Shania Norfleet was sent away from Detroit to Muskegon.

I asked if she felt like they kept her in the proper grade, or if she fell behind.

"I do feel like they kept most youth behind, just based on their schooling, it’s not set up to help us as we got older and aged out of the foster care system," said Norfleet.

In 2024, Governor Gretchen Whitmer signed into law that kids in foster care must receive a real education that complements the Michigan Merit Curriculum.

"There's a federal law that says school records for foster kids have to be transferred immediately, but Michigan has not taken steps to address that issue," said Gebrai.

Norfleet says she knew foster kids who could not graduate because their transcripts were lost. She took action on her own, tracking down her transcripts.

Miller and Norfleet beat the odds and are now in college.

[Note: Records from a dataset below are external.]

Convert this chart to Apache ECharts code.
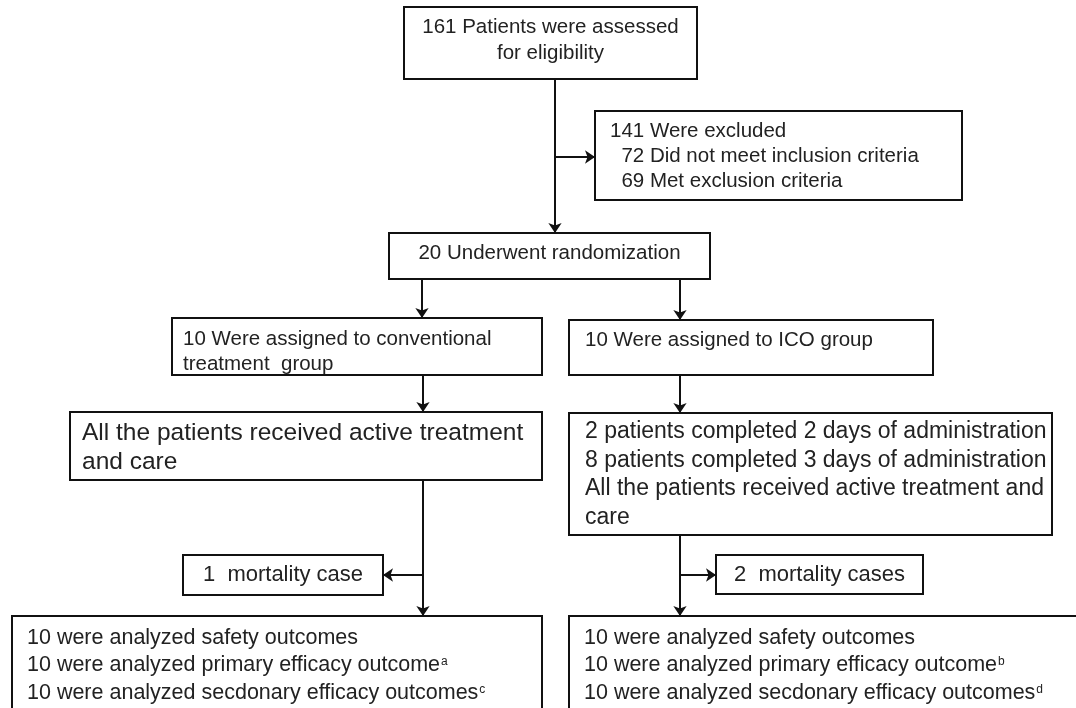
<!DOCTYPE html>
<html>
<head>
<meta charset="utf-8">
<script src="https://cdn.jsdelivr.net/npm/echarts@6/dist/echarts.min.js"></script>
<style>
  html, body { margin: 0; padding: 0; background: #fff; }
  #main { width: 1076px; height: 708px; }
</style>
</head>
<body>
<div id="main"></div>
<script>
// flow chart texts, one array per box
const assessedText = ['161 Patients were assessed', 'for eligibility']
const excludedText = ['141 Were excluded', '  72 Did not meet inclusion criteria', '  69 Met exclusion criteria']
const randomText = ['20 Underwent randomization']
const convText = ['10 Were assigned to conventional', 'treatment  group']
const icoText = ['10 Were assigned to ICO group']
const convCareText = ['All the patients received active treatment', 'and care']
const icoCareText = ['2 patients completed 2 days of administration', '8 patients completed 3 days of administration', 'All the patients received active treatment and', 'care']
const mortConvText = ['1  mortality case']
const mortIcoText = ['2  mortality cases']
const analyzedConvText = ['10 were analyzed safety outcomes', '10 were analyzed primary efficacy outcome{sup|a}', '10 were analyzed secdonary efficacy outcomes{sup|c}']
const analyzedIcoText = ['10 were analyzed safety outcomes', '10 were analyzed primary efficacy outcome{sup|b}', '10 were analyzed secdonary efficacy outcomes{sup|d}']

// layout: box rect [x0, y0, x1, y1], text anchor, font size, line height
const boxes = [
  { rect: [404, 7, 697, 79], lines: assessedText, align: 'center', top: 14, size: 20.5, lh: 26 },
  { rect: [595, 111, 962, 200], lines: excludedText, align: 'left', tx: 610, top: 118.5, size: 20.5, lh: 25 },
  { rect: [389, 233, 710, 279], lines: randomText, align: 'center', top: 240, size: 20.5, lh: 26 },
  { rect: [172, 318, 542, 375], lines: convText, align: 'left', tx: 183, top: 326.5, size: 20.5, lh: 25 },
  { rect: [569, 320, 933, 375], lines: icoText, align: 'left', tx: 585, top: 327.5, size: 20.5, lh: 25 },
  { rect: [70, 412, 542, 480], lines: convCareText, align: 'left', tx: 82, top: 418.5, size: 24.5, lh: 29 },
  { rect: [569, 413, 1052, 535], lines: icoCareText, align: 'left', tx: 585, top: 417.75, size: 23, lh: 28.5 },
  { rect: [183, 555, 383, 595], lines: mortConvText, align: 'center', top: 561.5, size: 22, lh: 27 },
  { rect: [716, 555, 923, 594], lines: mortIcoText, align: 'center', top: 561.5, size: 22, lh: 27 },
  { rect: [12, 616, 542, 740], lines: analyzedConvText, align: 'left', tx: 27, top: 624.25, size: 21.5, lh: 27.5 },
  { rect: [569, 616, 1100, 740], lines: analyzedIcoText, align: 'left', tx: 584, top: 624.25, size: 21.5, lh: 27.5 }
]

// connectors, arrow at the second point
const connectors = [
  [[555, 79], [555, 233]],
  [[555, 157], [595, 157]],
  [[422, 279], [422, 318]],
  [[680, 279], [680, 320]],
  [[423, 375], [423, 412]],
  [[680, 375], [680, 413]],
  [[423, 480], [423, 616]],
  [[423, 575], [383, 575]],
  [[680, 535], [680, 616]],
  [[680, 575], [716, 575]]
]

const chart = echarts.init(document.getElementById('main'))

const option = {
  animation: false,
  grid: { left: 0, right: 0, top: 0, bottom: 0 },
  xAxis: { type: 'value', min: 0, max: 1076, show: false },
  yAxis: { type: 'value', min: 0, max: 708, inverse: true, show: false },
  series: [
    {
      type: 'custom',
      coordinateSystem: 'cartesian2d',
      data: boxes.map((b, i) => [i]),
      renderItem: (params, api) => {
        const b = boxes[api.value(0)]
        const p0 = api.coord([b.rect[0], b.rect[1]])
        const p1 = api.coord([b.rect[2], b.rect[3]])
        const tx = b.align === 'center' ? (p0[0] + p1[0]) / 2 : api.coord([b.tx, 0])[0]
        const ty = api.coord([0, b.top])[1]
        return {
          type: 'group',
          children: [
            {
              type: 'rect',
              shape: { x: p0[0], y: p0[1], width: p1[0] - p0[0], height: p1[1] - p0[1] },
              style: { fill: '#fff', stroke: '#111', lineWidth: 2 }
            },
            {
              type: 'text',
              style: {
                x: tx,
                y: ty,
                text: b.lines.join('\n'),
                align: b.align,
                verticalAlign: 'top',
                fontFamily: '"Liberation Sans", Arial, sans-serif',
                fontSize: b.size,
                lineHeight: b.lh,
                fill: '#222',
                rich: {
                  sup: {
                    fontSize: 12,
                    fontFamily: '"Liberation Sans", Arial, sans-serif',
                    fill: '#222',
                    verticalAlign: 'top',
                    padding: [4, 0, 0, 1],
                    lineHeight: 14
                  }
                }
              }
            }
          ]
        }
      },
      z: 2
    },
    {
      type: 'lines',
      coordinateSystem: 'cartesian2d',
      polyline: false,
      symbol: ['none', 'arrow'],
      symbolSize: 10,
      lineStyle: { color: '#111', width: 2, opacity: 1, curveness: 0 },
      data: connectors.map(c => ({ coords: c })),
      z: 3
    }
  ]
}

chart.setOption(option)
</script>
</body>
</html>
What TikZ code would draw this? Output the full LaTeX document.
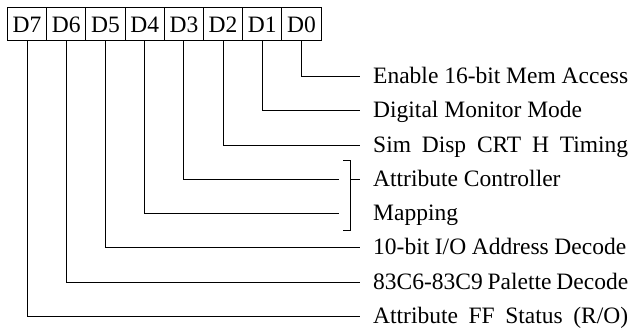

"I’m not 100% satisfied because the kids are still in that same boat of changing schools, because everyone is not coming together as the village," said Gebrai.

Roberts, now 21 with three children of her own, has been accepted to Wayne State University, and she has testified in front of lawmakers as a foster care advocate.

"You should not have to worry about what you’re going to eat, and how you’re going to wash your clothes, and how you’re going to get to school and things like that...that should not be your worry, you should be able to be a child and have fun," said Roberts.